** TASK DESCRIPTION **
Take every line from the first down to the line with "const y = d3.scaleLinear().domain([0,1.2]).range([B,T]);" and set it down exactly, without the pictures.

** RAW DATA **
-- Start --

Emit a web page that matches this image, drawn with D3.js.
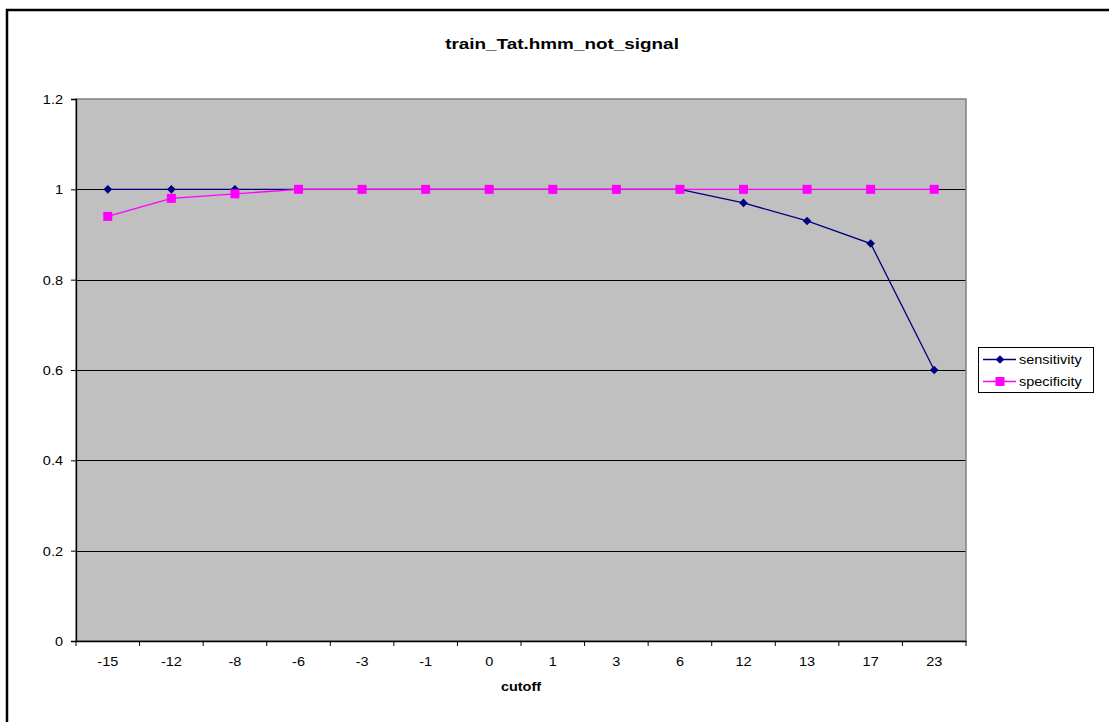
<!DOCTYPE html>
<html><head><meta charset="utf-8">
<script src="https://cdn.jsdelivr.net/npm/d3@7"></script>
<style>body{margin:0;background:#fff;} text{font-family:"Liberation Sans",Arial,sans-serif;}</style>
</head><body>
<svg id="c" width="1109" height="722"></svg>
<script>
const categories = ["-15","-12","-8","-6","-3","-1","0","1","3","6","12","13","17","23"];
const sensitivity = [1,1,1,1,1,1,1,1,1,1,0.97,0.93,0.88,0.6];
const specificity = [0.94,0.98,0.99,1,1,1,1,1,1,1,1,1,1,1];
const yTicks = [0,0.2,0.4,0.6,0.8,1,1.2];
const title = "train_Tat.hmm_not_signal";
const xTitle = "cutoff";

const SX = 1.16; // horizontal stretch of the original rendering
const svg = d3.select("#c");
svg.append("rect").attr("x",7).attr("y",10).attr("width",1200).attr("height",800)
  .attr("fill","none").attr("stroke","#000").attr("stroke-width",2.5);

const L=76,T=99,R=966,B=641;
const x = d3.scaleBand().domain(categories).range([L,R]);
const y = d3.scaleLinear().domain([0,1.2]).range([B,T]);

svg.append("rect").attr("x",L).attr("y",T).attr("width",R-L).attr("height",B-T).attr("fill","#c0c0c0");
svg.append("g").selectAll("line").data(yTicks.filter(d=>d>0&&d<1.2)).join("line")
  .attr("x1",L).attr("x2",R).attr("y1",d=>Math.round(y(d))+0.5).attr("y2",d=>Math.round(y(d))+0.5)
  .attr("stroke","#000").attr("stroke-width",1);
svg.append("rect").attr("x",L).attr("y",T).attr("width",R-L).attr("height",B-T)
  .attr("fill","none").attr("stroke","#808080").attr("stroke-width",1.5);

// y axis
const ya = svg.append("g").attr("transform",`translate(${L},0)`)
  .call(d3.axisLeft(y).tickValues(yTicks).tickSize(5).tickFormat(d=>d3.format("")(d)));
ya.select(".domain").attr("stroke","#000").attr("stroke-width",1.3);
ya.selectAll(".tick text").attr("font-size",12.5).attr("fill","#000").attr("x",0).attr("dy","0.35em")
  .attr("transform",`translate(-13,0) scale(${SX},1)`).style("font-family","Liberation Sans, Arial");
// x axis
const xa = svg.append("g").attr("transform",`translate(0,${B})`)
  .call(d3.axisBottom(x).tickSize(0));
xa.select(".domain").attr("stroke","#000").attr("stroke-width",1.3);
xa.selectAll(".tick text").attr("font-size",12.5).attr("fill","#000").attr("y",0).attr("dy",0)
  .attr("transform",`translate(0,25) scale(${SX},1)`).style("font-family","Liberation Sans, Arial");
const bounds = categories.map(c=>x(c)).concat([R]);
xa.append("g").selectAll("line").data(bounds).join("line")
  .attr("x1",d=>d).attr("x2",d=>d).attr("y1",0).attr("y2",5).attr("stroke","#000");

const diamond = (r)=>`M0,${-r}L${r},0L0,${r}L${-r},0Z`;
const cx = c=>x(c)+x.bandwidth()/2;
const line = d3.line().x((d,i)=>cx(categories[i])).y(d=>y(d));
svg.append("path").attr("d",line(sensitivity)).attr("fill","none").attr("stroke","#000080").attr("stroke-width",1.3);
svg.append("path").attr("d",line(specificity)).attr("fill","none").attr("stroke","#ff00ff").attr("stroke-width",1.3);
svg.append("g").selectAll("path").data(sensitivity).join("path")
  .attr("d",diamond(4.3)).attr("transform",(d,i)=>`translate(${cx(categories[i])},${y(d)})`)
  .attr("fill","#000080");
svg.append("g").selectAll("rect").data(specificity).join("rect")
  .attr("x",(d,i)=>cx(categories[i])-4.5).attr("y",d=>y(d)-4.5).attr("width",9).attr("height",9).attr("fill","#ff00ff");

svg.append("text").attr("transform","translate(562,49) scale(1.35,1)").attr("text-anchor","middle")
  .attr("font-size",14).attr("font-weight","bold").text(title);
svg.append("text").attr("transform",`translate(521,691) scale(${SX},1)`).attr("text-anchor","middle")
  .attr("font-size",12.5).attr("font-weight","bold").text(xTitle);

// legend
const lg = svg.append("g");
lg.append("rect").attr("x",978.5).attr("y",347.5).attr("width",115).attr("height",45).attr("fill","#fff").attr("stroke","#000");
const items=[{n:"sensitivity",c:"#000080",s:"d"},{n:"specificity",c:"#ff00ff",s:"s"}];
items.forEach((it,i)=>{
  const yy = 359.5 + i*22;
  lg.append("line").attr("x1",983).attr("x2",1016).attr("y1",yy).attr("y2",yy).attr("stroke",it.c).attr("stroke-width",1.3);
  if(it.s==="d") lg.append("path").attr("d",diamond(4.3)).attr("transform",`translate(1000,${yy})`).attr("fill",it.c);
  else lg.append("rect").attr("x",995.5).attr("y",yy-4.5).attr("width",9).attr("height",9).attr("fill",it.c);
  lg.append("text").attr("transform",`translate(1019,${yy+4.5}) scale(${SX},1)`).attr("font-size",12.5).text(it.n);
});
</script>
</body></html>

-- End --

** THE SOLUTION **
Emit a web page that matches this image, drawn with D3.js.
<!DOCTYPE html>
<html><head><meta charset="utf-8">
<script src="https://cdn.jsdelivr.net/npm/d3@7"></script>
<style>body{margin:0;background:#fff;} text{font-family:"Liberation Sans",Arial,sans-serif;}</style>
</head><body>
<svg id="c" width="1109" height="722"></svg>
<script>
const categories = ["-15","-12","-8","-6","-3","-1","0","1","3","6","12","13","17","23"];
const sensitivity = [1,1,1,1,1,1,1,1,1,1,0.97,0.93,0.88,0.6];
const specificity = [0.94,0.98,0.99,1,1,1,1,1,1,1,1,1,1,1];
const yTicks = [0,0.2,0.4,0.6,0.8,1,1.2];
const title = "train_Tat.hmm_not_signal";
const xTitle = "cutoff";

const SX = 1.16; // horizontal stretch of the original rendering
const svg = d3.select("#c");
svg.append("rect").attr("x",7).attr("y",10).attr("width",1200).attr("height",800)
  .attr("fill","none").attr("stroke","#000").attr("stroke-width",2.5);

const L=76,T=99,R=966,B=641;
const x = d3.scaleBand().domain(categories).range([L,R]);
const y = d3.scaleLinear().domain([0,1.2]).range([B,T]);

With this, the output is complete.